Could you print every line from the first one of the records below through the line containing "const doses = [0.1, 0.5, 1.5, 3, 6, 12, 25];", with both included and nothing else?

++++ AVAILABLE RECORDS

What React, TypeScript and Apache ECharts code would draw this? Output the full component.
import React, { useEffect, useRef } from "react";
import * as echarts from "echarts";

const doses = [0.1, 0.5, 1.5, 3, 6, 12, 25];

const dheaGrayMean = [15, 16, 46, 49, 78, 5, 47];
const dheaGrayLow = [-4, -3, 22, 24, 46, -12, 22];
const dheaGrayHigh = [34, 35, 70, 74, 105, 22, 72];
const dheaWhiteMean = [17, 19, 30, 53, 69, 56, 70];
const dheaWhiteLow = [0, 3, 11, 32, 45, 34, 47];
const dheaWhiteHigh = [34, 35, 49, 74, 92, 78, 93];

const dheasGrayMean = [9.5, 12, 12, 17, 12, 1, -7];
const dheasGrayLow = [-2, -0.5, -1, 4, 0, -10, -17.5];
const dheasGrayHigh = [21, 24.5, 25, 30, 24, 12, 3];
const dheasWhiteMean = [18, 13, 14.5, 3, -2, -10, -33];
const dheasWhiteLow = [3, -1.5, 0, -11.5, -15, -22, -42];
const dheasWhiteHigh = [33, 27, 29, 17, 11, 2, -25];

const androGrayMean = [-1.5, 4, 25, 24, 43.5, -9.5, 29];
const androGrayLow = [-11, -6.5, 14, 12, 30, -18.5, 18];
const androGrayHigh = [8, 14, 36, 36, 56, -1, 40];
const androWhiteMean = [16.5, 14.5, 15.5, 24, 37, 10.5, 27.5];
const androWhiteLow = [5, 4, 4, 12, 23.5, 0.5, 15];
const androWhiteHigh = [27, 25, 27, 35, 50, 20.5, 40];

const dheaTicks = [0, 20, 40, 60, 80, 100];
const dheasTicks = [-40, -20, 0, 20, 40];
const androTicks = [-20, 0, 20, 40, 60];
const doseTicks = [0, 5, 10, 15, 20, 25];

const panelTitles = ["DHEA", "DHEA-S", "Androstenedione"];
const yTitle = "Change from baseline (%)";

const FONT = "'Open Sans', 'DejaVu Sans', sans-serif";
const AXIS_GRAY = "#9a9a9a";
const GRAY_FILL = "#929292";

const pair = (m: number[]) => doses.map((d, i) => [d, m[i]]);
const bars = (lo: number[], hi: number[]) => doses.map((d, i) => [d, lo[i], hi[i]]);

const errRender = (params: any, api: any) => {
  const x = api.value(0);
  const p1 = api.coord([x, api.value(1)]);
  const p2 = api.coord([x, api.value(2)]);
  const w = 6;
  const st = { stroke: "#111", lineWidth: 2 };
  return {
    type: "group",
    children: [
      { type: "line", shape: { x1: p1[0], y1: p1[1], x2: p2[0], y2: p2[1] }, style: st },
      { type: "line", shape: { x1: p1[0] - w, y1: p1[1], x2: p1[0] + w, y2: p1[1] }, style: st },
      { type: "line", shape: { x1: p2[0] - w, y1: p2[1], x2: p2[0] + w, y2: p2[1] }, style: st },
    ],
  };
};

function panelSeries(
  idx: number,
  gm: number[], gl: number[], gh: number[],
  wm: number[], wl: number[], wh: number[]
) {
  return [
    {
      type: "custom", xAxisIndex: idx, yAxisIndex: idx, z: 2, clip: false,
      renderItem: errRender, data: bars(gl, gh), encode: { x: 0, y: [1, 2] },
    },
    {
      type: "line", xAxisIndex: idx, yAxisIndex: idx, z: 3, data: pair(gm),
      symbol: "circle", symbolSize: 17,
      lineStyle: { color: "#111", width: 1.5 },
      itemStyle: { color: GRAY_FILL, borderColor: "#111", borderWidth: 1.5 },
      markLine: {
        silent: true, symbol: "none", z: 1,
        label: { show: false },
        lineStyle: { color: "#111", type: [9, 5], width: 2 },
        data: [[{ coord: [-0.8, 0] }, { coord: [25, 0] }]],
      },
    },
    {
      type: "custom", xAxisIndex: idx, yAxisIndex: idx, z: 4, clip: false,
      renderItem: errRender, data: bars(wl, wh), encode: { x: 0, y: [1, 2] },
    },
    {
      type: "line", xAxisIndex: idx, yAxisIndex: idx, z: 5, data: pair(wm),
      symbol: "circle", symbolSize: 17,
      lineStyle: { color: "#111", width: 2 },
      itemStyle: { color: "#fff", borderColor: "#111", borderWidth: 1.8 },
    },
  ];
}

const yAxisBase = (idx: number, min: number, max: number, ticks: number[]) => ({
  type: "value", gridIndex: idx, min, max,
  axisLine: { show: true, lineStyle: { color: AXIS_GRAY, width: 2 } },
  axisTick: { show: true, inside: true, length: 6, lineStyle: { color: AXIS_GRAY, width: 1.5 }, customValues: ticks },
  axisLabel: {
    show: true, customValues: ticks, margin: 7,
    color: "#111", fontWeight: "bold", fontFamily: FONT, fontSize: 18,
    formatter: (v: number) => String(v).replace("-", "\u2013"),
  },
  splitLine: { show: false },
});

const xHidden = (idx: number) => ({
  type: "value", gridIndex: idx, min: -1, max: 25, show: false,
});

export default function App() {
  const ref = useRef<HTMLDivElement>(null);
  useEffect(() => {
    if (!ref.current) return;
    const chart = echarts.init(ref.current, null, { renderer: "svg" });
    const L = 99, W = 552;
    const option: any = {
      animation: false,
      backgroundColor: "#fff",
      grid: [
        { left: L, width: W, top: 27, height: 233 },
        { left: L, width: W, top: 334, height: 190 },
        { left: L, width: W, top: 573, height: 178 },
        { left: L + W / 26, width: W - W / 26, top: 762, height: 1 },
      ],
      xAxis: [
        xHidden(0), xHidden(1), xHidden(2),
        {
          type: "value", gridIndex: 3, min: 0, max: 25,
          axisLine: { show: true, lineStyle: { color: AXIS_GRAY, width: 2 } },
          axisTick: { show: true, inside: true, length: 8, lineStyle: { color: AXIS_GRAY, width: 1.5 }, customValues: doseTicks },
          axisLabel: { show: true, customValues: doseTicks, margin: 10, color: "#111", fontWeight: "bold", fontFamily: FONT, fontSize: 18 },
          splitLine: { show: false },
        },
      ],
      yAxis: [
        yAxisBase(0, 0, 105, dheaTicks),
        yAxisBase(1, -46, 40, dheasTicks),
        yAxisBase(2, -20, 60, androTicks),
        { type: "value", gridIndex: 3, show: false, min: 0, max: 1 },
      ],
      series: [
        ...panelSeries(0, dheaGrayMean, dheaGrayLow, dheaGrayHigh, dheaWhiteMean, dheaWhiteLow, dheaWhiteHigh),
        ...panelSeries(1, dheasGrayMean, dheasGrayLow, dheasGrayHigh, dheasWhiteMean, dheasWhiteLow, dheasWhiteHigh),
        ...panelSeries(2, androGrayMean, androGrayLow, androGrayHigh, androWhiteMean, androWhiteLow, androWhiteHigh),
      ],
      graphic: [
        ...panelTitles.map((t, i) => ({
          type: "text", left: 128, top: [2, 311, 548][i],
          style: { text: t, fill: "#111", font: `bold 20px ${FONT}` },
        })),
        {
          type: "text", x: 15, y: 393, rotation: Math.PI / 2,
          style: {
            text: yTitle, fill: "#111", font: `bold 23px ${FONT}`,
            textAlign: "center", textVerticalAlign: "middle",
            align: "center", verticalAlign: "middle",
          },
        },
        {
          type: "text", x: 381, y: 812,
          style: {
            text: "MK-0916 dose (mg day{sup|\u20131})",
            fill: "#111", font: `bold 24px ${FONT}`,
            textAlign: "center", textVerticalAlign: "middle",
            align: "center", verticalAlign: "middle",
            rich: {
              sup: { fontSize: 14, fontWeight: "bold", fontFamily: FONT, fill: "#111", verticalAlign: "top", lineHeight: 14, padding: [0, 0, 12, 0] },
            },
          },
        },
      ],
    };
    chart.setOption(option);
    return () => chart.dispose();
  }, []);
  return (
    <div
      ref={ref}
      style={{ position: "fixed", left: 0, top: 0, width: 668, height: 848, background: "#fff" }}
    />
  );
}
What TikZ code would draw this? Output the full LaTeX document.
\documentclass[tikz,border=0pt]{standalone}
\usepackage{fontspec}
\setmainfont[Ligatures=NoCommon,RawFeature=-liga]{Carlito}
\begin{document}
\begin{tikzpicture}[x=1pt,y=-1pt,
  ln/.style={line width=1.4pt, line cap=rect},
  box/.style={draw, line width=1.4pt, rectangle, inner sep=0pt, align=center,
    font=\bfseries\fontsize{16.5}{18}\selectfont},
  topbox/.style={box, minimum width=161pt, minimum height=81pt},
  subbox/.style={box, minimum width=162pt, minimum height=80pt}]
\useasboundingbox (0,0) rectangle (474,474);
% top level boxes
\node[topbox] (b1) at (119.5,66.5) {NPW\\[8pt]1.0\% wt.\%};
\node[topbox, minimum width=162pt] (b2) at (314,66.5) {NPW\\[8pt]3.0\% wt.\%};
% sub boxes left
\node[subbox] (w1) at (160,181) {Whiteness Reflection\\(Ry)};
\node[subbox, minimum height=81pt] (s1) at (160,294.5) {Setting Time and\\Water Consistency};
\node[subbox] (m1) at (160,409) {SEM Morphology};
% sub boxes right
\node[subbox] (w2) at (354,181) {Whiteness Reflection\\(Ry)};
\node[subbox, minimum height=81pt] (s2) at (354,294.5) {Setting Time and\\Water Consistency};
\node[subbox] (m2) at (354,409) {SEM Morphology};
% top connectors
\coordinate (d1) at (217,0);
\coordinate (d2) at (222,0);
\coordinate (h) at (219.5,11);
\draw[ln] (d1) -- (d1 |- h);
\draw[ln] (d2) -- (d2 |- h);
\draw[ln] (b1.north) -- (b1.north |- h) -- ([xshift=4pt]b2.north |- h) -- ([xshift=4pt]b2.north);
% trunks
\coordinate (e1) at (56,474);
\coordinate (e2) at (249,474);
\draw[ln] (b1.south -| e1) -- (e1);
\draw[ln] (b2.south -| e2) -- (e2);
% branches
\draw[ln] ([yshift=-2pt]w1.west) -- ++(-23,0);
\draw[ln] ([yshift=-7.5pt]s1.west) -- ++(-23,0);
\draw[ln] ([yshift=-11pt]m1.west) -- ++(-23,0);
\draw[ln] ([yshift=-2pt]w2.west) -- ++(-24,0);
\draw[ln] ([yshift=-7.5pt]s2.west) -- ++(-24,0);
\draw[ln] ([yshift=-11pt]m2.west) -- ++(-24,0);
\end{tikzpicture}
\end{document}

++++++++

◆ **COMPLETED TASK**:
What React, TypeScript and Apache ECharts code would draw this? Output the full component.
import React, { useEffect, useRef } from "react";
import * as echarts from "echarts";

const doses = [0.1, 0.5, 1.5, 3, 6, 12, 25];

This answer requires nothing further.